Ringfort (Rath), Carrowpadeen, Co. Galway
Co. Galway |
Ringforts
What survives at Carrowpadeen is barely enough to read as a monument at all.
Set on a low rise above bogland in north County Galway, this subcircular enclosure measures roughly 38 metres east to west and just under 34 metres north to south, and much of what once defined it has been swallowed by centuries of agricultural use and natural erosion. The fosse, the defensive ditch that would originally have separated the inner scarp from the outer bank, has left no visible trace across the eastern and south-western arcs. Only the outer bank, glimpsed from the south-west to the west, gives any real indication that something deliberate was once constructed here.
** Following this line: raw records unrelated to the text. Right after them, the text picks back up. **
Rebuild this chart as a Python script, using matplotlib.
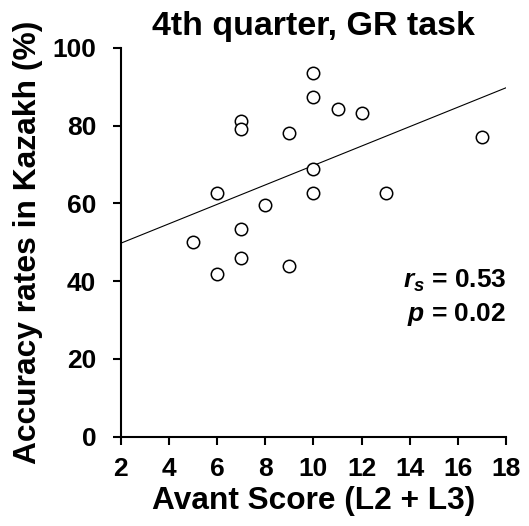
import numpy as np
import matplotlib
matplotlib.use("Agg")
import matplotlib.pyplot as plt

avant = [5, 6, 6, 7, 7, 7, 7, 8, 9, 9, 10, 10, 10, 10, 11, 12, 13, 17]
accuracy = [50.0, 62.6, 41.9, 53.3, 46.0, 81.3, 79.1, 59.6, 43.9, 78.0,
            68.8, 62.6, 93.6, 87.4, 84.3, 83.3, 62.6, 77.0]
xticks = [2, 4, 6, 8, 10, 12, 14, 16, 18]
yticks = [0, 20, 40, 60, 80, 100]

plt.rcParams['font.family'] = ['Liberation Sans', 'DejaVu Sans']
plt.rcParams['mathtext.fontset'] = 'custom'
plt.rcParams['mathtext.rm'] = 'Liberation Sans:bold'
plt.rcParams['mathtext.it'] = 'Liberation Sans:bold:italic'

fig = plt.figure(figsize=(5.29, 5.26), dpi=100)
ax = fig.add_axes([0.228, 0.170, 0.729, 0.739])

x = np.array(avant, dtype=float)
y = np.array(accuracy)
ax.scatter(x, y, s=80, facecolors='white', edgecolors='black', linewidths=1.1, zorder=3)
slope, intercept = np.polyfit(x, y, 1)
xl = np.array([2, 18])
ax.plot(xl, slope * xl + intercept, color='black', lw=0.8, zorder=2)

ax.set_xlim(2, 18)
ax.set_ylim(0, 100)
ax.set_xticks(xticks)
ax.set_yticks(yticks)
for s in ['top', 'right']:
    ax.spines[s].set_visible(False)
for s in ['left', 'bottom']:
    ax.spines[s].set_linewidth(1.5)
ax.tick_params(direction='out', length=5.5, width=1.5, labelsize=19)
ax.tick_params(axis='y', pad=12)
ax.tick_params(axis='x', pad=9)
for lab in ax.get_xticklabels() + ax.get_yticklabels():
    lab.set_fontweight('bold')

ax.set_xlabel('Avant Score (L2 + L3)', fontsize=22.8, fontweight='bold', labelpad=4)
ax.set_ylabel('Accuracy rates in Kazakh (%)', fontsize=22.9, fontweight='bold', labelpad=7)
ax.set_title('4th quarter, GR task', fontsize=24.5, fontweight='bold', pad=9)

ax.text(18.0, 38.4, r'$r_s$ = 0.53', fontsize=19, fontweight='bold', ha='right', va='baseline', clip_on=False)
ax.text(18.0, 29.8, r'$p$ = 0.02', fontsize=19, fontweight='bold', ha='right', va='baseline', clip_on=False)

fig.savefig('out.png', dpi=100)
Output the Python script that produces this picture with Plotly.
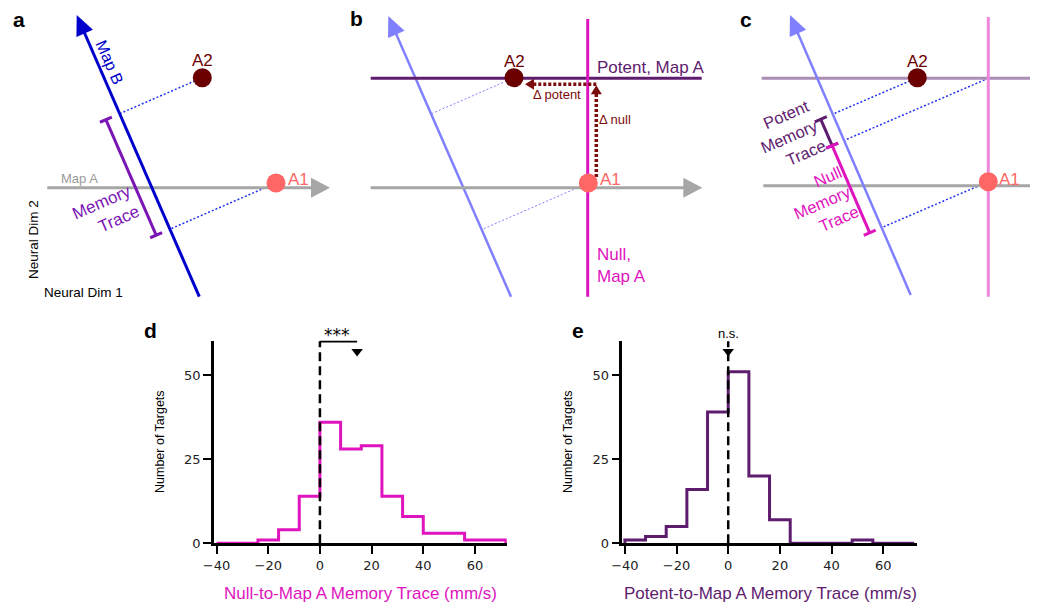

A rath, as this type of earthwork is classified, was typically a circular or near-circular enclosure used as a farmstead during the early medieval period in Ireland, roughly between the fifth and twelfth centuries. They were built by digging a ditch and throwing the spoil outward to form a bank, with the enclosed area serving as living and working space for a single farming family. Thousands survive across the country in varying states of preservation, though many, like this one, have been worn down to their barest outlines. What makes the Carrowpadeen site linger in the mind is partly its context. A moated site, a type of enclosed homestead more commonly associated with Anglo-Norman settlers of the medieval period, lies roughly 300 metres to the west, and another ringfort sits approximately 320 metres to the east-south-east. The area, in other words, was occupied and reworked across different periods and by different communities. There is also a local tradition of a windmill somewhere nearby, a detail that adds a small, unverifiable layer of post-medieval life to the landscape, though no trace of it is recorded on the ground.